Après les Batailles de Lebrun, Audran grava, d’après Lesueur, le Martyre de saint Laurent, plusieurs tableaux du Poussin, le Pyrrhus entre autres et l’Enlèvement de la Vérité, puis, d’après Mignard, la Peste d’Egine et les peintures de la coupole du Val-de-Grace, qui doivent sans doute à cette interprétation et aux vers de Molière la meilleure part de leur célébrité. Ces planches diverses, où la beauté du sentiment ne se manifeste pas avec moins d’éclat que dans les précédentes, sont aussi des modèles accomplis de gravure, à prendre ce mot dans le sens le plus littéral. Audran dédaigne de captiver l’attention par l’excellence de sa manœuvre ; il se garde d’y chercher autre chose que l’expression exacte de sa pensée, mais il possède à fond toutes les ressources matérielles de l’art, et il en use avec plus d’habileté que personne. Alliant le travail du burin à celui de l’eau-forte, il raffermit par d’énergiques retouches les traits libres de la pointe qui ont dessiné les contours et établi les masses d’ombre ou de lumière. Quelquefois une suite de tailles courtes dirigées comme au hasard, des points de différentes grosseur jetés avec une négligence apparente, lui suffisent pour déterminer la forme ; quelquefois il procède par tailles rigoureusement entrecroisées.

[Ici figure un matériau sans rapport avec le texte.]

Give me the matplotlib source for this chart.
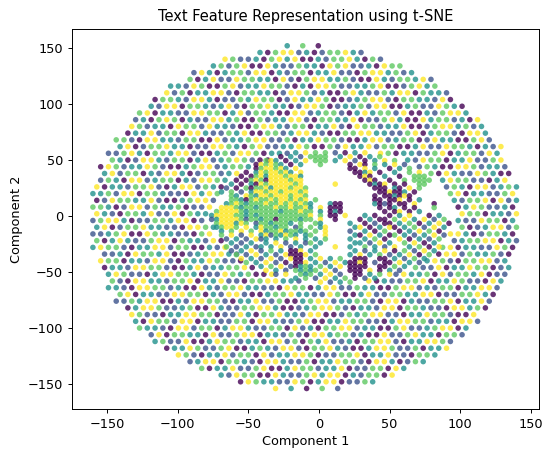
import matplotlib
matplotlib.use("Agg")
import matplotlib.pyplot as plt

# ---------------- text ----------------
title = "Text Feature Representation using t-SNE"
xlabel = "Component 1"
ylabel = "Component 2"
xticks = [-150, -100, -50, 0, 50, 100, 150]
yticks = [-150, -100, -50, 0, 50, 100, 150]
classes = [0, 1, 2, 3, 4]

# ---------------- data maps ----------------
# Outer ring of the embedding: one character per point on a staggered grid,
# digit = class label, '.' = no point.
outer_map = [
    "." * 25 + "2.3.0",
    "." * 21 + "20344120133421",
    "." * 17 + "431120342400213342031",
    "." * 15 + "2313400421132204341120433",
    "." * 13 + "14202331440213302241103442312",
    "." * 12 + "30241143322041034422310042133241",
    "." * 10 + "22143003412243310204431122340013423",
    "." * 9 + "4130224410332201443120034211324403221",
    "." * 8 + "033214420113243301422430012344103322140",
    "." * 7 + "21440332124103342201443012231440023114320",
    "." * 6 + "3402211443302413320044123310242331400213442",
    "." * 5 + "120343021144230031224410332240113420042331204",
    "." * 5 + "4312204331422100344213302241043312240013442312",
    "." * 4 + "02241330442113240033124421003344221134023310442",
    "." * 3 + "3310442213300412234411302243310024412330142200341",
    "." * 3 + "24013342201144320341122430031422413300241143320214",
    "." * 2 + "113420332441002314430221" + "." * 11 + "4302211340233142",
    "." * 2 + "320144213302412343100" + "." * 17 + "2143302241134",
    "." * 1 + "04312243100234412332" + "." * 21 + "132004431221",
    "." * 1 + "241330214420133124" + "." * 24 + "30421143200",
    "." * 1 + "13204412330214432" + "." * 27 + "243311024",
    "40221334102441320" + "." * 28 + "1320441232",
    "22314403321104243" + "." * 29 + "340221134",
    "0143322410023441" + "." * 30 + "213340412",
    "3320144132230114" + "." * 31 + "02431120",
    "421033241140322" + "." * 32 + "43302214",
    "134420113324401" + "." * 32 + "21143302",
    "2401334221104432" + "." * 31 + "30124413",
    "1123400432211034" + "." * 30 + "442013320",
    "30242113440322140" + "." * 29 + "123344021",
    "243310224413300214" + "." * 27 + "3402211430",
    "." * 1 + "112043324001234421" + "." * 25 + "0441322310",
    "." * 1 + "4330221441032243110" + "." * 23 + "24310334412",
    "." * 1 + "02214433100241223340" + "." * 20 + "3114022433012",
    "." * 2 + "2431102443320114323004" + "." * 15 + "142230413324011",
    "." * 2 + "3104422133402241103344221" + "." * 8 + "402113340224311042",
    "." * 2 + "221044331200421334221104330244113220034412133022441",
    "." * 3 + "3402211443302144100233422114300241133224401133420",
    "." * 3 + "1132440021443310224113002344122331044021133402241",
    "." * 4 + "02443112300421133442001234431022144033211044230",
    "." * 5 + "431102244330114203342214400132344110224331004",
    "." * 5 + "204331440221133044211340022433110244331220441",
    "." * 6 + "3221044133024421133041203344122003411234402",
    "." * 7 + "14033220411344022131044233120041134220331",
    "." * 8 + "231140024331220441303241120334410224431",
    "." * 9 + "0224311340023214410334210024431130224",
    "." * 11 + "4310224133041224430113340224110332",
    "." * 12 + "1244033210442113022433104420132",
    "." * 14 + "302241134002433122401133042",
    "." * 16 + "21433004211342440213304",
    "." * 19 + "043221143024401132",
    "." * 23 + "4.2.0.3.1",
]

# Central region (clusters), finer grid; '|' only separates groups of 10.
inner_map = [
    "..........|..........|..........|..........|..........",
    "..........|.......2.4|.3.3.1.0.2|.4........|..........",
    "..........|....0.2.1.|3333..2.4.|0.2.3.....|..........",
    "..........|.342.0.2.4|.333.2.4.1|.0.2.4.3..|..........",
    ".........0|43432.0.2.|..3.....0.|40.3.2.4.1|..........",
    ".........0|344342.4..|........00|.4.2..0.2.|3.........",
    ".......0.2|4344342.4.|.........0|024.0..2..|3.4.......",
    "......0.03|424443442.|..........|040..2..0.|.333......",
    ".....0.034|304444344.|..........|.040..0..3|.3333.....",
    "....2.0.20|434444434.|.....4....|..0204.0.0|..33......",
    "...1.0.303|3424443443|..........|...000.20.|4.3.......",
    "..2.3.1.24|4344344434|..........|....004002|.0........",
    "....32.432|4434443443|..........|...0.00204|0.........",
    "....332034|3343443434|.3........|...00.004.|0.2.......",
    "...2343233|3433434343|2...200...|...2010.00|.4...0....",
    "..44432332|3334334334|2.4.000...|....0.02.0|.0...3....",
    ".344443233|3333233343|3.2.020...|.....0.04.|0.2.......",
    "2444433232|3333333333|4.3.00.4..|.2.0..0.2.|4...0.2...",
    "1244443133|2330333323|3.4..0....|0.2.00.3.4|.2.4.1.3..",
    ".3444243.1|3323332.3.|.32.....2.|.0.1.00.2.|3.0.2.4.0.",
    ".23443.4.2|433233.13.|3.24.....2|4.0.2.40.2|.3.1.4.2..",
    "..2.3.4.3.|4233423323|.3.4....1.|.2.0.3..0.|2.4.3.0...",
    "..3.4.1.4.|24132432.2|3..4.....2|0.4.2.03.2|.1.2.4.1..",
    "...1.2.1.4|12.2.3.4.2|.2.3....2.|.2.3.0..4.|0.2.1.3...",
    "....2.1.2.|.2.4.1.2.1|3.2......2|2.1.4.2..3|.4.0.2....",
    "...3.1.2.1|2.2.4.1.2.|.2...4..2.|.3.2.1.4..|2.3.0.4...",
    "....1.2.4.|1.3.2.004.|2........2|.1.2.4.0.3|.1.4.2....",
    ".....3.1.4|.2.1.40004|.3......2.|4.2.3.1.2.|4.0.3.....",
    "......4.2.|1.4.1.400.|2.4.2.3..0|00..00.2.1|.3.2......",
    ".......3.2|.4.1.0.004|.2.1.4.200|40.1.00.4.|2.1.......",
    "..........|2.3.4.1023|2.3.2.4.00|00..00.3.2|..........",
    "..........|.4.2.1.323|23.4.1..00|0.4.0.2.1.|..........",
    "..........|...1.4..32|3.2.4.1..0|0.2.3.4...|..........",
    "..........|.......2.3|.1.4.2.3.0|.1.2......|..........",
    "..........|..........|..4.1.2.3.|..........|..........",
]

# grid geometry (data units) of the two maps
OUTER = dict(x0=-160.0, dx=5.5, y0=152.0, dy=6.0, stagger=2.75)
INNER = dict(x0=-76.0, dx=3.5, y0=60.0, dy=3.5, stagger=0.0)


def decode(rows, x0, dx, y0, dy, stagger):
    xs, ys, cs = [], [], []
    for r, row in enumerate(rows):
        row = row.replace("|", "")
        for c, ch in enumerate(row):
            if ch.isdigit():
                xs.append(x0 + dx * c + (stagger if r % 2 else 0.0))
                ys.append(y0 - dy * r)
                cs.append(int(ch))
    return xs, ys, cs


ox, oy, oc = decode(outer_map, **OUTER)
ix, iy, ic = decode(inner_map, **INNER)
xs, ys, cs = ox + ix, oy + iy, oc + ic

# ---------------- figure ----------------
fig = plt.figure(figsize=(5.5, 4.55), dpi=100)
ax = fig.add_axes([0.1309, 0.1011, 0.8491, 0.8352])

ax.scatter(xs, ys, c=cs, cmap="viridis", vmin=min(classes), vmax=max(classes),
           s=16, alpha=0.8, linewidths=0)

ax.set_xlim(-174.8, 155.7)
ax.set_ylim(-172.3, 167.0)
ax.set_xticks(xticks)
ax.set_yticks(yticks)
ax.tick_params(labelsize=9.3, width=0.7, length=3.0)
for sp in ax.spines.values():
    sp.set_linewidth(0.7)

ax.set_title(title, fontsize=10.5, pad=5.5)
ax.set_xlabel(xlabel, fontsize=9.3, labelpad=3)
ax.set_ylabel(ylabel, fontsize=9.3, labelpad=3)

fig.savefig("out.png", dpi=100)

Ici des travaux bruts à l’eau-forte pure se heurtent dans un désordre pittoresque, là des sillons creusés avec une régularité méthodique produisent un effet tout contraire.

  1. Édelinck, nous l’avons dit, était né à Anvers ; mais il vint fort jeune s’établir à paris, et ne retourna jamais en Flandre. Il peut être permis de le ranger parmi les artistes de l’école française comme son compatriote, Philippe de Champagne, qu’on y a admis au même titre.